(NEW YORK) — While thousands of demonstrators flooded the streets of major U.S. cities again Saturday night — protesting the recent killings by police of black men Philando Castile in suburban St. Paul, Minnesota, and Alton Sterling in Baton Rouge, Louisiana — a demonstration in St. Paul took a particularly violent turn, with participants hurling Molotov cocktails, fireworks, rocks, glass bottles, concrete slabs, and bricks at riot gear-wearing police officers.
And between demonstrations in Baton Rouge and St. Paul alone, there were more than 200 arrests.
The St. Paul protesters, who kicked off the night at 8 p.m. from the governor’s mansion, forced the closure of Interstate 94. Some threw objects and dropped liquids from overpasses on officers below. Others directed laser pointers at officers.
According to the St. Paul Police Department, the preliminary number of arrests is 100 — 50 from the freeway protest, and from from a subsequent protest after the freeway had been cleared.
Police responded shortly after midnight with inert, glass balls and smoke to clear about 200 demonstrators who were blocking the interstate, which opened early Sunday morning. Pepper spray was also used on some protesters.
Baton Rouge, the other city reeling from the killing of one of its residents, also witnessed masses of people taking to the streets. Demonstrators gathered at the convenience store where Sterling was shot before making their way to the Baton Rouge police department and the state Capitol.
According to East Baton Rouge Sheriff public information officer Casey Hicks, there 101 arrests overnight related to the protest.
About 1,000 protesters faced off against riot gear-wearing police officers, while shouting “No justice! No peace!” Members of the New Black Panther Party for Self Defense were also present, shouting “Black Power” and raising their fists. The protests died down a little after midnight.
Two weapons were confiscated, according to a police spokesman.
Among those arrested was prominent Black Lives Matter activist DeRay Mckesson. It was unclear why he was arrested.

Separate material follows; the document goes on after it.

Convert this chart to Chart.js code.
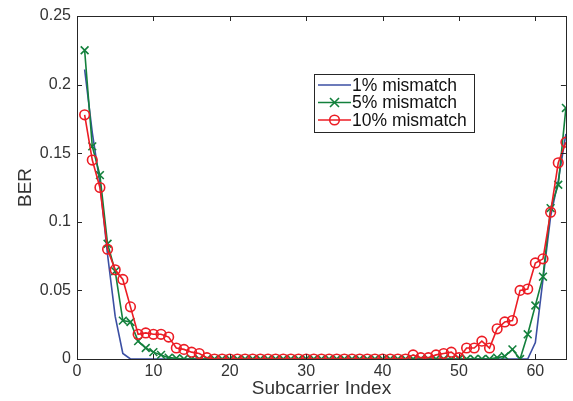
<!DOCTYPE html>
<html>
<head>
<meta charset="utf-8">
<script src="https://cdn.jsdelivr.net/npm/chart.js@4.4.1/dist/chart.umd.min.js"></script>
<style>
  html, body { margin: 0; padding: 0; background: #fff; }
  #wrap { width: 573px; height: 401px; }
</style>
</head>
<body>
<div id="wrap"><canvas id="ber-chart" width="573" height="401"></canvas></div>
<script>
// subcarrier index (x axis)
const subcarriers = [
  1, 2, 3, 4, 5, 6, 7, 8, 9, 10, 11, 12, 13, 14, 15, 16,
  17, 18, 19, 20, 21, 22, 23, 24, 25, 26, 27, 28, 29, 30, 31, 32,
  33, 34, 35, 36, 37, 38, 39, 40, 41, 42, 43, 44, 45, 46, 47, 48,
  49, 50, 51, 52, 53, 54, 55, 56, 57, 58, 59, 60, 61, 62, 63, 64
];

// BER
const ber1 = [
  0.211, 0.165, 0.128, 0.076, 0.031, 0.004, 0, 0, 0, 0, 0, 0, 0, 0, 0, 0,
  0, 0, 0, 0, 0, 0, 0, 0, 0, 0, 0, 0, 0, 0, 0, 0,
  0, 0, 0, 0, 0, 0, 0, 0, 0, 0, 0, 0, 0, 0, 0, 0,
  0, 0, 0, 0, 0, 0, 0, 0, 0, 0, 0, 0.012, 0.058, 0.104, 0.130, 0.164
];
const ber5 = [
  0.225, 0.155, 0.134, 0.084, 0.064, 0.028, 0.027, 0.013, 0.008, 0.005, 0.003, 0.001, 0.0005, 0, 0, 0,
  0, 0, 0, 0, 0, 0, 0, 0, 0, 0, 0, 0, 0, 0, 0, 0,
  0, 0, 0, 0, 0, 0, 0, 0, 0, 0, 0, 0, 0, 0, 0, 0,
  0, 0, 0, 0, 0, 0, 0.001, 0.002, 0.007, 0, 0.018, 0.039, 0.060, 0.110, 0.127, 0.183
];
const ber10 = [
  0.178, 0.145, 0.125, 0.080, 0.065, 0.058, 0.038, 0.018, 0.019, 0.018, 0.018, 0.016, 0.008, 0.007, 0.005, 0.004,
  0.001, 0, 0, 0, 0, 0, 0, 0, 0, 0, 0, 0, 0, 0, 0, 0,
  0, 0, 0, 0, 0, 0, 0, 0, 0, 0, 0, 0.003, 0.001, 0.001, 0.003, 0.004,
  0.005, 0.001, 0.008, 0.008, 0.013, 0.008, 0.022, 0.027, 0.028, 0.050, 0.051, 0.070, 0.073, 0.107, 0.143, 0.158
];

const seriesLabels = ['1% mismatch', '5% mismatch', '10% mismatch'];
const xTicks = [0, 10, 20, 30, 40, 50, 60];
const yTicks = [0, 0.05, 0.1, 0.15, 0.2, 0.25];

const FONT = "'Liberation Sans', Arial, Helvetica, sans-serif";
const AXIS_COLOR = '#262626';
const TEXT_COLOR = '#333333';
const BLUE = '#3b4fa3';
const GREEN = '#13803c';
const RED = '#ec1c24';

function toPoints(values) {
  return subcarriers.map((x, i) => ({ x: x, y: values[i] }));
}

// box + inward ticks, matlab style
const frameTicks = {
  id: 'frameTicks',
  afterDatasetsDraw(chart) {
    const { ctx, chartArea: a, scales } = chart;
    const len = 5;
    ctx.save();
    ctx.strokeStyle = AXIS_COLOR;
    ctx.lineWidth = 1;
    ctx.beginPath();
    xTicks.forEach(v => {
      const px = Math.round(scales.x.getPixelForValue(v)) + 0.5;
      ctx.moveTo(px, a.bottom); ctx.lineTo(px, a.bottom - len);
      ctx.moveTo(px, a.top); ctx.lineTo(px, a.top + len);
    });
    yTicks.forEach(v => {
      const py = Math.round(scales.y.getPixelForValue(v)) + 0.5;
      ctx.moveTo(a.left, py); ctx.lineTo(a.left + len, py);
      ctx.moveTo(a.right, py); ctx.lineTo(a.right - len, py);
    });
    ctx.stroke();
    ctx.strokeRect(Math.round(a.left) + 0.5, Math.round(a.top) + 0.5,
      Math.round(a.right - a.left), Math.round(a.bottom - a.top));
    ctx.restore();
  }
};

// legend box inside the plot
const innerLegend = {
  id: 'innerLegend',
  afterDraw(chart) {
    const ctx = chart.ctx;
    const box = { left: 314, top: 74, width: 160, height: 58 };
    const rowH = 17.5;
    ctx.save();
    ctx.fillStyle = '#fff';
    ctx.fillRect(box.left, box.top, box.width, box.height);
    ctx.strokeStyle = AXIS_COLOR;
    ctx.lineWidth = 1;
    ctx.strokeRect(box.left + 0.5, box.top + 0.5, box.width, box.height);
    ctx.font = '17.5px ' + FONT;
    ctx.textBaseline = 'middle';
    chart.data.datasets.forEach((ds, i) => {
      const y = box.top + 11 + i * rowH;
      const x0 = box.left + 4, x1 = box.left + 37;
      ctx.strokeStyle = ds.borderColor;
      ctx.lineWidth = ds.borderWidth;
      ctx.beginPath();
      ctx.moveTo(x0, y); ctx.lineTo(x1, y);
      ctx.stroke();
      const cx = (x0 + x1) / 2;
      if (ds.pointStyle === 'crossRot') {
        const r = 4.5;
        ctx.beginPath();
        ctx.moveTo(cx - r, y - r); ctx.lineTo(cx + r, y + r);
        ctx.moveTo(cx - r, y + r); ctx.lineTo(cx + r, y - r);
        ctx.stroke();
      } else if (ds.pointStyle === 'circle' && ds.pointRadius > 0) {
        ctx.beginPath();
        ctx.arc(cx, y, ds.pointRadius, 0, Math.PI * 2);
        ctx.stroke();
      }
      ctx.fillStyle = '#111';
      ctx.fillText(ds.label, x1 + 1, y + 1);
    });
    ctx.restore();
  }
};

const ctx = document.getElementById('ber-chart').getContext('2d');
new Chart(ctx, {
  type: 'line',
  data: {
    datasets: [
      {
        label: seriesLabels[0],
        data: toPoints(ber1),
        borderColor: BLUE,
        backgroundColor: BLUE,
        borderWidth: 1.6,
        pointRadius: 0,
        pointStyle: 'line',
        order: 2
      },
      {
        label: seriesLabels[1],
        data: toPoints(ber5),
        borderColor: GREEN,
        backgroundColor: GREEN,
        borderWidth: 1.6,
        pointStyle: 'crossRot',
        pointRadius: 5.5,
        pointBorderWidth: 1.6,
        order: 1
      },
      {
        label: seriesLabels[2],
        data: toPoints(ber10),
        borderColor: RED,
        backgroundColor: 'rgba(0,0,0,0)',
        borderWidth: 1.6,
        pointStyle: 'circle',
        pointRadius: 4.8,
        pointBorderWidth: 1.6,
        order: 0
      }
    ]
  },
  options: {
    responsive: false,
    animation: false,
    devicePixelRatio: 1,
    layout: { padding: { left: 0, right: 3, top: 16, bottom: 0 } },
    plugins: {
      legend: { display: false },
      tooltip: { enabled: false }
    },
    elements: { line: { tension: 0 } },
    scales: {
      x: {
        type: 'linear',
        min: 0,
        max: 64,
        afterBuildTicks: axis => { axis.ticks = xTicks.map(v => ({ value: v })); },
        afterFit: axis => { axis.height = 42; },
        grid: { display: false, drawTicks: false },
        border: { display: false },
        ticks: {
          color: TEXT_COLOR,
          font: { family: FONT, size: 16 },
          padding: 3,
          maxRotation: 0
        },
        title: {
          display: true,
          text: 'Subcarrier Index',
          color: TEXT_COLOR,
          font: { family: FONT, size: 19 },
          padding: { top: 0, bottom: 1 }
        }
      },
      y: {
        type: 'linear',
        min: 0,
        max: 0.25,
        afterBuildTicks: axis => { axis.ticks = yTicks.map(v => ({ value: v })); },
        afterFit: axis => { axis.width = 77; },
        grid: { display: false, drawTicks: false },
        border: { display: false },
        ticks: {
          color: TEXT_COLOR,
          font: { family: FONT, size: 16 },
          padding: 6,
          callback: v => String(Number(v.toFixed(2)))
        },
        title: {
          display: true,
          text: 'BER',
          color: TEXT_COLOR,
          font: { family: FONT, size: 19 },
          padding: { top: 14, bottom: 0 }
        }
      }
    }
  },
  plugins: [frameTicks, innerLegend]
});
</script>
</body>
</html>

He was filming live the moments leading up to his arrest. “The police in Baton Rouge have been truly awful tonight,” Mckesson said on the video, while walking along Airline Highway. “They have provoked people, they chase people just for kicks. The police have been violent tonight. The protesters have not.”
Soon after, as the video below depicts, someone shouts, “This is the police, you’re under arrest! Don’t fight me! Don’t fight me!”
Mckesson responds: “I’m under arrest, y’all!” The camera is then knocked to the ground.
Other cities where demonstrators took to the streets:
New York, N.Y.: Hundreds of people descended upon Union Square and marched uptown, chanting “Black lives matter” and “No justice, no peace.” By the end of the demonstration, about 1,000 people had taken part. An NYPD spokesman said there were 20 arrests. The charges were unknown.
Philadelphia, Pennsylvania: Hundreds of people took part in a six-hour march to two police precincts, shouting slogans while facing off with officers.
Pittsburgh, Pennsylvania: Several hundred people, some of whom were affiliated with Black Lives Matter, broke off from the city’s 200th anniversary parade to march from Point State Park to the county courthouse.
Newport, Rhode Island: More than 150 people gathered in downtown Newport to listen to Black Lives Matter speakers.
Fort Lauderdale, Florida: Hundreds of Black Lives Matter supporters marched throughout the city, stopping outside a Broward County jail, where prisoners banged on windows in support. Other demonstrations were held in neighboring West Palm Beach and Miami.
Salt Lake City, Utah: Black Lives Matters supporters gathered in the city’s downtown, where speakers addressed racial inequality and police violence.
San Francisco, California: Several roads and ramps to get on and off the Bay Bridge were blocked by demonstrators, who kicked off their march from the city’s Hall of Justice. And in central California, hundreds of people blocked intersection in Fresno.